The development will have important ramifications on Taiwan’s domestic economy, boosting trade between the Strait and encouraging the use of RMB on the island as a result of increased liquidity pools.

“With these new policies in place, Taiwan will likely see a surge in RMB deposits to RMB100 billion [$16 billion] by the end of 2013,” notes Linan Liu, strategist at Deutsche Bank in Hong Kong. “Of the RMB100 billion, RMB40billion to RMB50 billion is likely [to come] from the transfer RMB deposits maintained by Taiwan residents and corporations currently in Hong Kong.

“We project RMB deposits in Taiwan to grow to about RMB200 billion in the next two to three years, supported by asset allocation and diversification demand from both corporate and retail investors."

China is Taiwan’s largest export market and the main source of trade surplus. In 2012, the Taiwan-China trade balance was $95.4 billion.

“As opposed to Hong Kong, where RMB flows in and out, Taiwan’s domestic economy relies heavily on RMB,” says Qinwei Wang, an economist at Capital Economics in London. “The latest development will have a positive impact on the domestic economy by encouraging the line of trade between the mainland and Taiwan.

“More importantly, the agreement will reduce currency uncertainties. There will be little need to hedge against either currency because the agreement would mitigate most of the risk associated with cross-Strait trade.”

Despite being a relatively new market, Liu is positive that the lack of RMB-denominated investment products in Taiwan will not be a hindrance to investors.

When Hong Kong came into the fold as China's premier clearing centre, there was an excessive amount of liquidity chasing a limited pool of offshore RMB assets. However, in an effort to drive the offshore market, Chinese policymakers introduced a number of investment channels to park RMB, including the RMB qualified foreign institutional investor (RQFII) scheme.

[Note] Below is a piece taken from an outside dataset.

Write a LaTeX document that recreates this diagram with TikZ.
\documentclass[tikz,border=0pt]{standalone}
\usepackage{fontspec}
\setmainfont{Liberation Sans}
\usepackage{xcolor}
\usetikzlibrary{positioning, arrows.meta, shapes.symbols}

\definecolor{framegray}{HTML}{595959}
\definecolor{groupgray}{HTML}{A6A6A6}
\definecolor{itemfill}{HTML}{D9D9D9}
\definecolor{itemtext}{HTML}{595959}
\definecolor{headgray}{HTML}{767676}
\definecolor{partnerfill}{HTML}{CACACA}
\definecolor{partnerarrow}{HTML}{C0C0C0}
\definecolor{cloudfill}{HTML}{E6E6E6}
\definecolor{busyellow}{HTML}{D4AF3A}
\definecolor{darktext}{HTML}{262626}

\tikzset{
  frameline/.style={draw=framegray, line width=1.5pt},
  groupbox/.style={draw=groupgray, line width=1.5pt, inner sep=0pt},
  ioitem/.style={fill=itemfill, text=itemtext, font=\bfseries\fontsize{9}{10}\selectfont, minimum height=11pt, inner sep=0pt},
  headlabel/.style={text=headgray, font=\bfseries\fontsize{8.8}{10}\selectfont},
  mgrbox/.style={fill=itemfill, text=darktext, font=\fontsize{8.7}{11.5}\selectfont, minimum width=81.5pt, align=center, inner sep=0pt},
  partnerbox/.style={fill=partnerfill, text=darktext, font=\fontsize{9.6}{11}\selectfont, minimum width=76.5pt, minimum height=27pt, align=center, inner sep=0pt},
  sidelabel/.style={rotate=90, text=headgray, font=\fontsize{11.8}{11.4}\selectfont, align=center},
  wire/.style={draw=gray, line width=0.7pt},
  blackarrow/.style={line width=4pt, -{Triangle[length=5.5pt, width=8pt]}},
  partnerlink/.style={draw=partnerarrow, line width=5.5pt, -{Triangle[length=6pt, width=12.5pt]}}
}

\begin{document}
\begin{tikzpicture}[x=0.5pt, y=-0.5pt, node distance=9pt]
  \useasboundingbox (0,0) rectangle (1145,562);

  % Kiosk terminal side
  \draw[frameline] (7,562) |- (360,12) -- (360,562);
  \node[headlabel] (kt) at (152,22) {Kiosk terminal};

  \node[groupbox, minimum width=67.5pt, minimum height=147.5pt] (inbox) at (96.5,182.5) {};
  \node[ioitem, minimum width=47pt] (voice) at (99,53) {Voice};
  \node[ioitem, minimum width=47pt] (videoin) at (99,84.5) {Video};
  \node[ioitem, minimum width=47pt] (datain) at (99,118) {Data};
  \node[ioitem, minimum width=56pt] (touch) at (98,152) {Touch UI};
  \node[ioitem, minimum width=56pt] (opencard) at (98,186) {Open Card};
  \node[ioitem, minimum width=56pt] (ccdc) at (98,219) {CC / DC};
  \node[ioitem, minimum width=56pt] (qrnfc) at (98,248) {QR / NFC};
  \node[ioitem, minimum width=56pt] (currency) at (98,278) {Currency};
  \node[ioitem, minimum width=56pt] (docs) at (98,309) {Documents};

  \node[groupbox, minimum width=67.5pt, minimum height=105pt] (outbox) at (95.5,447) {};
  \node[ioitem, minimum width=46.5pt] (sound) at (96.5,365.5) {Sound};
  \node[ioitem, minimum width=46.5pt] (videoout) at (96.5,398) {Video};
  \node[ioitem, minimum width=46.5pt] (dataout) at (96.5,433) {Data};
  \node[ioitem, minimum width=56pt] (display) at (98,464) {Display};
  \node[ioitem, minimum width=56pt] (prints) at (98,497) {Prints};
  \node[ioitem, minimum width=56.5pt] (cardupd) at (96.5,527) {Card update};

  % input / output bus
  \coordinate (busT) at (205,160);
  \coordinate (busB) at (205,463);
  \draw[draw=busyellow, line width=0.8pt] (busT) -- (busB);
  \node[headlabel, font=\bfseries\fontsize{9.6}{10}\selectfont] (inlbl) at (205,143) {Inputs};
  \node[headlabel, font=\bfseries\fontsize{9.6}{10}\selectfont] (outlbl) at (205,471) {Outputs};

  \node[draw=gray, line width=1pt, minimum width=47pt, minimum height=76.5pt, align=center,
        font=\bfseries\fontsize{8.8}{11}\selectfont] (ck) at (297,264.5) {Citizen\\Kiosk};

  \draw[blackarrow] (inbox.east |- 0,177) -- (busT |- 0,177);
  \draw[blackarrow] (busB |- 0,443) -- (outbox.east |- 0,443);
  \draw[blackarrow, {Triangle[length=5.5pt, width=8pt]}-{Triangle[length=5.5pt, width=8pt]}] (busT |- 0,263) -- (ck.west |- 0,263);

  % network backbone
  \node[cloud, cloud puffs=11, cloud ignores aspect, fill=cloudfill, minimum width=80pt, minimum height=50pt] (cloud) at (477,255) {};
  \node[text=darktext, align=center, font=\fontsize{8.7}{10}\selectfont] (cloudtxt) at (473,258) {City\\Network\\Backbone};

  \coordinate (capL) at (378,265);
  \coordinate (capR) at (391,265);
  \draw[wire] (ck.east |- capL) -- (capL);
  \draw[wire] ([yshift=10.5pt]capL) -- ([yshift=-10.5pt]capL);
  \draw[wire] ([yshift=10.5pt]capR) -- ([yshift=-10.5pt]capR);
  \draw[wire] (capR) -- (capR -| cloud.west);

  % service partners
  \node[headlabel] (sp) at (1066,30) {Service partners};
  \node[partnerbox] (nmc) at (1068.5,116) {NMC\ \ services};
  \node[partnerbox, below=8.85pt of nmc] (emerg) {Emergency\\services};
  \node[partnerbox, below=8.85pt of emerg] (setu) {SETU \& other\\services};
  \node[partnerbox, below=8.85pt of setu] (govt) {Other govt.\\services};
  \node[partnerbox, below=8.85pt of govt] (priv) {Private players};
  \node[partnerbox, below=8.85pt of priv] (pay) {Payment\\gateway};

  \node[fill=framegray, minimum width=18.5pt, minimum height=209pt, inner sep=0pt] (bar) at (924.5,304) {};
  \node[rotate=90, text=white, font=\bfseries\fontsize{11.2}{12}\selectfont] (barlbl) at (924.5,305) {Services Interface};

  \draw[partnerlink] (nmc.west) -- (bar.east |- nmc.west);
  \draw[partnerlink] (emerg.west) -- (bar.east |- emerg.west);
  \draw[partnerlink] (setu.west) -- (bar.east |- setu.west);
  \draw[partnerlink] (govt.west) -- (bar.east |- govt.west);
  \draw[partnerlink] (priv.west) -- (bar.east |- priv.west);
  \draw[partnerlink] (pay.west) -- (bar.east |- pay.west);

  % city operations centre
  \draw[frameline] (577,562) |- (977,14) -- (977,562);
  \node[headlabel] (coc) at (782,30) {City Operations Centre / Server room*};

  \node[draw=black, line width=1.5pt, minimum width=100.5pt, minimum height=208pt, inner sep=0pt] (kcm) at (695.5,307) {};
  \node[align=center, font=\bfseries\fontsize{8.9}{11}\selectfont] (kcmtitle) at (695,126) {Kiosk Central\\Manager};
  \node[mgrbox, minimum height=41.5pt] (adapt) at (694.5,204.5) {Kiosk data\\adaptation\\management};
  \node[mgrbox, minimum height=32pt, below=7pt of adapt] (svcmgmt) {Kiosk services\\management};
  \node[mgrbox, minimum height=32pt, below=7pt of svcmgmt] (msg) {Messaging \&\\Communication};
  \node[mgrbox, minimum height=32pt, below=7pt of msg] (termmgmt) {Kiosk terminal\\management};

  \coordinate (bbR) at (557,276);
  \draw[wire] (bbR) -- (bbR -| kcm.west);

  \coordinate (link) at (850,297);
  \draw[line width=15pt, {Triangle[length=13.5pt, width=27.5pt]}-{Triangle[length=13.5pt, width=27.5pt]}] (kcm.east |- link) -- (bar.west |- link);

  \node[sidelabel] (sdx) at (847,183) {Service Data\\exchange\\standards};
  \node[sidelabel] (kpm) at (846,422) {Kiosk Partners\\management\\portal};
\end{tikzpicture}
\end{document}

“The good news is that, the existing policies on offshore RMB circulation are applicable to the offshore RMB market in Taiwan,” says Liu. "In other words, programmes such as the RQFII ... will be made available to corporations, institutional and retail investors from Taiwan from day one of the Taiwan offshore market development."

However, the development will remain strictly controlled by the Chinese authorities. The individual RMB daily conversion limit will be set at RMB20,000 and Taiwan identification card-holders can only remit RMB80,000 per day to the mainland for current account transactions.

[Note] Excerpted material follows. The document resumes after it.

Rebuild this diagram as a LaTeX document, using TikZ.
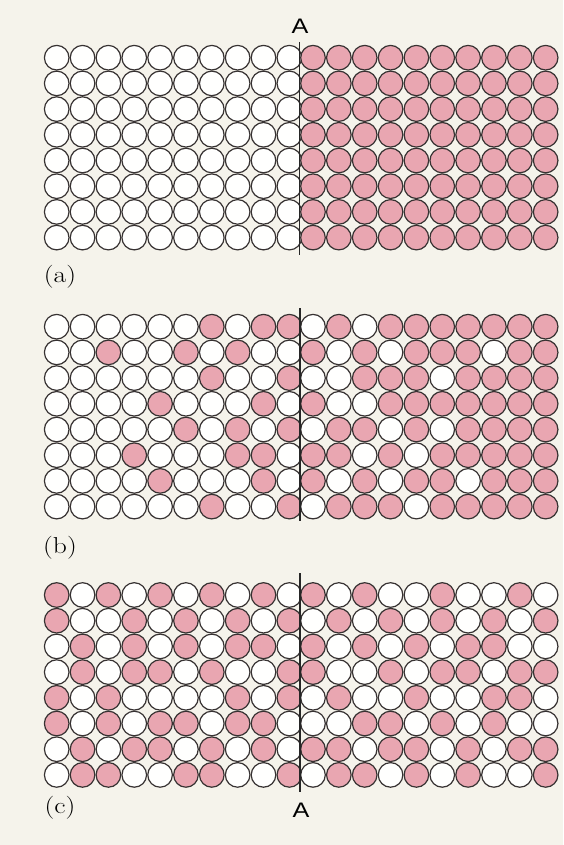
\documentclass[tikz,border=0pt]{standalone}
\usepackage{fontspec}
\newfontfamily\labsans{Liberation Sans}
\definecolor{bgc}{RGB}{245,243,235}
\definecolor{pinkc}{RGB}{233,166,177}
\definecolor{edgec}{RGB}{55,50,50}
\tikzset{
  ballbase/.style={draw=edgec, line width=1.2pt},
  c0/.style={ballbase, fill=white!97!bgc},
  c1/.style={ballbase, fill=pinkc},
  divider/.style={draw=black!85, line width=1.1pt},
  panellab/.style={font=\fontsize{23}{26}\selectfont, inner sep=0pt},
  alab/.style={font=\fontsize{21}{24}\selectfont\labsans, inner sep=0pt}
}
\newcommand\widetext[1]{\scalebox{1.2}[1]{#1}}
\newcommand\drawhalf[3]{% #1 = x of first column, #2 = y of first row, #3 = rows
  \foreach \prow [count=\j] in {#3} {
    \foreach \v [count=\i] in \prow {
      \draw[c\v] ({#1+25.85*(\i-1)}, {#2+25.7*(\j-1)}) circle[radius=12.3];
    }
  }
}
\begin{document}
\begin{tikzpicture}[x=1pt,y=-1pt]
\useasboundingbox (0,0) rectangle (563,845);
\fill[bgc] (0,0) rectangle (563,845);

% ---------- panel (a) ----------
\drawhalf{56.7}{57.7}{
 {0,0,0,0,0,0,0,0,0,0},{0,0,0,0,0,0,0,0,0,0},{0,0,0,0,0,0,0,0,0,0},{0,0,0,0,0,0,0,0,0,0},
 {0,0,0,0,0,0,0,0,0,0},{0,0,0,0,0,0,0,0,0,0},{0,0,0,0,0,0,0,0,0,0},{0,0,0,0,0,0,0,0,0,0}}
\drawhalf{313}{57.7}{
 {1,1,1,1,1,1,1,1,1,1},{1,1,1,1,1,1,1,1,1,1},{1,1,1,1,1,1,1,1,1,1},{1,1,1,1,1,1,1,1,1,1},
 {1,1,1,1,1,1,1,1,1,1},{1,1,1,1,1,1,1,1,1,1},{1,1,1,1,1,1,1,1,1,1},{1,1,1,1,1,1,1,1,1,1}}
\coordinate (da1) at (299.5,42);
\coordinate (da2) at (299.5,255);
\draw[divider] (da1) -- (da2);
\node[alab] (Atop) at (300,26) {\widetext{A}};
\node[panellab] (la) at (60,277) {\widetext{(a)}};

% ---------- panel (b) ----------
\drawhalf{56.7}{326.7}{
 {0,0,0,0,0,0,1,0,1,1},
 {0,0,1,0,0,1,0,1,0,0},
 {0,0,0,0,0,0,1,0,0,1},
 {0,0,0,0,1,0,0,0,1,0},
 {0,0,0,0,0,1,0,1,0,1},
 {0,0,0,1,0,0,0,1,1,0},
 {0,0,0,0,1,0,0,0,1,0},
 {0,0,0,0,0,0,1,0,0,1}}
\drawhalf{313}{326.7}{
 {0,1,0,1,1,1,1,1,1,1},
 {1,0,1,0,1,1,1,0,1,1},
 {0,0,1,1,1,0,1,1,1,1},
 {1,0,0,1,1,1,1,1,1,1},
 {0,1,1,0,1,0,1,1,1,1},
 {1,1,0,1,0,1,1,1,1,1},
 {1,0,1,0,1,1,0,1,1,1},
 {0,1,1,1,0,1,1,1,1,1}}
\coordinate (db1) at (300,308);
\coordinate (db2) at (300,521);
\draw[divider] (db1) -- (db2);
\node[panellab] (lb) at (60,548) {\widetext{(b)}};

% ---------- panel (c) ----------
\drawhalf{56.7}{595}{
 {1,0,1,0,1,0,1,0,1,0},
 {1,0,0,1,0,1,0,1,0,1},
 {0,1,0,1,0,1,0,1,1,0},
 {0,1,0,1,1,0,1,0,0,1},
 {1,0,1,0,0,0,0,1,0,1},
 {1,0,1,0,1,1,0,1,1,0},
 {0,1,0,1,1,0,1,0,1,0},
 {0,1,1,0,0,1,1,0,0,1}}
\drawhalf{313}{595}{
 {1,0,1,0,0,1,0,0,1,0},
 {0,1,0,1,0,1,0,1,0,1},
 {1,0,1,0,1,0,1,1,0,0},
 {1,0,0,1,0,1,1,0,1,1},
 {0,1,0,0,1,0,0,1,1,0},
 {0,0,1,1,0,1,0,1,0,0},
 {1,1,0,1,1,0,1,0,1,1},
 {0,1,1,0,1,0,1,0,0,1}}
\coordinate (dc1) at (300,573);
\coordinate (dc2) at (300,792);
\draw[divider] (dc1) -- (dc2);
\node[alab] (Abot) at (301,810) {\widetext{A}};
\node[panellab] (lc) at (60,808) {\widetext{(c)}};
\end{tikzpicture}
\end{document}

Although Wang argues that the new clearing centre will benefit Taiwan’s domestic economy, the latest cross-border agreement will have little effect on the overall internationalization of the RMB.

He says: “Before there are any more cross-border agreements created, China needs to introduce meaningful reforms to the economy: a free floating currency, liberalized interest rates  and an open capital account. Before this happens, there will be few incentives to hold the currency.”